__INFORMATION SHOWN__
_____
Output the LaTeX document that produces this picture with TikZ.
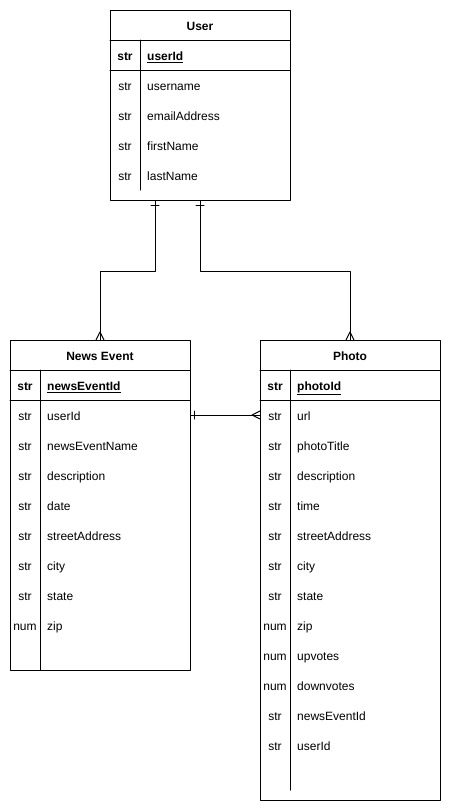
\documentclass[tikz,border=0pt]{standalone}
\usepackage{fontspec}
\setmainfont{Liberation Sans}

\begin{document}
\begin{tikzpicture}[x=1pt, y=-1pt, font=\fontsize{12}{14}\selectfont, line join=round, line cap=round]
	\tikzset{
		entity/.style={draw, line width=1pt, minimum width=180pt, anchor=north west, inner sep=0pt},
		head/.style={anchor=base, inner sep=0pt, font=\fontsize{12}{14}\selectfont\bfseries},
		type/.style={anchor=base, inner sep=0pt},
		field/.style={anchor=base west, inner sep=0pt},
		rel/.style={line width=1pt}
	}
	\useasboundingbox (0,0) rectangle (451,812);
	% User
	\node[entity, minimum height=190pt] (user) at (110,10) {};
	\draw[rel] (110,40) -- (290,40) (110,70) -- (290,70) (140,40) -- (140,190);
	\node[head] (user-title) at (200,30.7) {User};
	\node[head] (user-kt) at (125,60.7) {str};
	\node[head, anchor=base west] (user-key) at (147,60.7) {\underline{userId}};
	\foreach \t/\n [count=\i] in {str/username, str/emailAddress, str/firstName, str/lastName} {
		\node[type] (user-t\i) at (125,60.7+30*\i) {\t};
		\node[field] (user-f\i) at (147,60.7+30*\i) {\n};
	}
	% News Event
	\node[entity, minimum height=330pt] (news) at (10,340) {};
	\draw[rel] (10,370) -- (190,370) (10,400) -- (190,400) (40,370) -- (40,670);
	\node[head] (news-title) at (100,360.7) {News Event};
	\node[head] (news-kt) at (25,390.7) {str};
	\node[head, anchor=base west] (news-key) at (47,390.7) {\underline{newsEventId}};
	\foreach \t/\n [count=\i] in {str/userId, str/newsEventName, str/description, str/date,
			str/streetAddress, str/city, str/state, num/zip} {
		\node[type] (news-t\i) at (25,390.7+30*\i) {\t};
		\node[field] (news-f\i) at (47,390.7+30*\i) {\n};
	}
	% Photo
	\node[entity, minimum height=460pt] (photo) at (260,340) {};
	\draw[rel] (260,370) -- (440,370) (260,400) -- (440,400) (290,370) -- (290,790);
	\node[head] (photo-title) at (350,360.7) {Photo};
	\node[head] (photo-kt) at (275,390.7) {str};
	\node[head, anchor=base west] (photo-key) at (297,390.7) {\underline{photoId}};
	\foreach \t/\n [count=\i] in {str/url, str/photoTitle, str/description, str/time,
			str/streetAddress, str/city, str/state, num/zip, num/upvotes, num/downvotes,
			str/newsEventId, str/userId} {
		\node[type] (photo-t\i) at (275,390.7+30*\i) {\t};
		\node[field] (photo-f\i) at (297,390.7+30*\i) {\n};
	}
	% relations
	\draw[rel] ([xshift=-45pt]user.south) -- ++(0,70) -| (news.north);
	\draw[rel] (user.south) -- ++(0,70) -| (photo.north);
	\draw[rel] ([yshift=-75pt]news.north east) -- ([yshift=-75pt]photo.north west);
	% one
	\draw[rel] (151,205) -- (159,205) (196,205) -- (204,205) (194,411) -- (194,419);
	% many
	\draw[rel] (96,340) -- (100,332) -- (104,340) (346,340) -- (350,332) -- (354,340)
		(260,411) -- (252,415) -- (260,419);
\end{tikzpicture}
\end{document}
_____
__TASK REQUIREMENTS__
Write out the listing above exactly as it stands, pictures excluded.

__CORRECT RESULT__
Output the LaTeX document that produces this picture with TikZ.
\documentclass[tikz,border=0pt]{standalone}
\usepackage{fontspec}
\setmainfont{Liberation Sans}

\begin{document}
\begin{tikzpicture}[x=1pt, y=-1pt, font=\fontsize{12}{14}\selectfont, line join=round, line cap=round]
	\tikzset{
		entity/.style={draw, line width=1pt, minimum width=180pt, anchor=north west, inner sep=0pt},
		head/.style={anchor=base, inner sep=0pt, font=\fontsize{12}{14}\selectfont\bfseries},
		type/.style={anchor=base, inner sep=0pt},
		field/.style={anchor=base west, inner sep=0pt},
		rel/.style={line width=1pt}
	}
	\useasboundingbox (0,0) rectangle (451,812);
	% User
	\node[entity, minimum height=190pt] (user) at (110,10) {};
	\draw[rel] (110,40) -- (290,40) (110,70) -- (290,70) (140,40) -- (140,190);
	\node[head] (user-title) at (200,30.7) {User};
	\node[head] (user-kt) at (125,60.7) {str};
	\node[head, anchor=base west] (user-key) at (147,60.7) {\underline{userId}};
	\foreach \t/\n [count=\i] in {str/username, str/emailAddress, str/firstName, str/lastName} {
		\node[type] (user-t\i) at (125,60.7+30*\i) {\t};
		\node[field] (user-f\i) at (147,60.7+30*\i) {\n};
	}
	% News Event
	\node[entity, minimum height=330pt] (news) at (10,340) {};
	\draw[rel] (10,370) -- (190,370) (10,400) -- (190,400) (40,370) -- (40,670);
	\node[head] (news-title) at (100,360.7) {News Event};
	\node[head] (news-kt) at (25,390.7) {str};
	\node[head, anchor=base west] (news-key) at (47,390.7) {\underline{newsEventId}};
	\foreach \t/\n [count=\i] in {str/userId, str/newsEventName, str/description, str/date,
			str/streetAddress, str/city, str/state, num/zip} {
		\node[type] (news-t\i) at (25,390.7+30*\i) {\t};
		\node[field] (news-f\i) at (47,390.7+30*\i) {\n};
	}
	% Photo
	\node[entity, minimum height=460pt] (photo) at (260,340) {};
	\draw[rel] (260,370) -- (440,370) (260,400) -- (440,400) (290,370) -- (290,790);
	\node[head] (photo-title) at (350,360.7) {Photo};
	\node[head] (photo-kt) at (275,390.7) {str};
	\node[head, anchor=base west] (photo-key) at (297,390.7) {\underline{photoId}};
	\foreach \t/\n [count=\i] in {str/url, str/photoTitle, str/description, str/time,
			str/streetAddress, str/city, str/state, num/zip, num/upvotes, num/downvotes,
			str/newsEventId, str/userId} {
		\node[type] (photo-t\i) at (275,390.7+30*\i) {\t};
		\node[field] (photo-f\i) at (297,390.7+30*\i) {\n};
	}
	% relations
	\draw[rel] ([xshift=-45pt]user.south) -- ++(0,70) -| (news.north);
	\draw[rel] (user.south) -- ++(0,70) -| (photo.north);
	\draw[rel] ([yshift=-75pt]news.north east) -- ([yshift=-75pt]photo.north west);
	% one
	\draw[rel] (151,205) -- (159,205) (196,205) -- (204,205) (194,411) -- (194,419);
	% many
	\draw[rel] (96,340) -- (100,332) -- (104,340) (346,340) -- (350,332) -- (354,340)
		(260,411) -- (252,415) -- (260,419);
\end{tikzpicture}
\end{document}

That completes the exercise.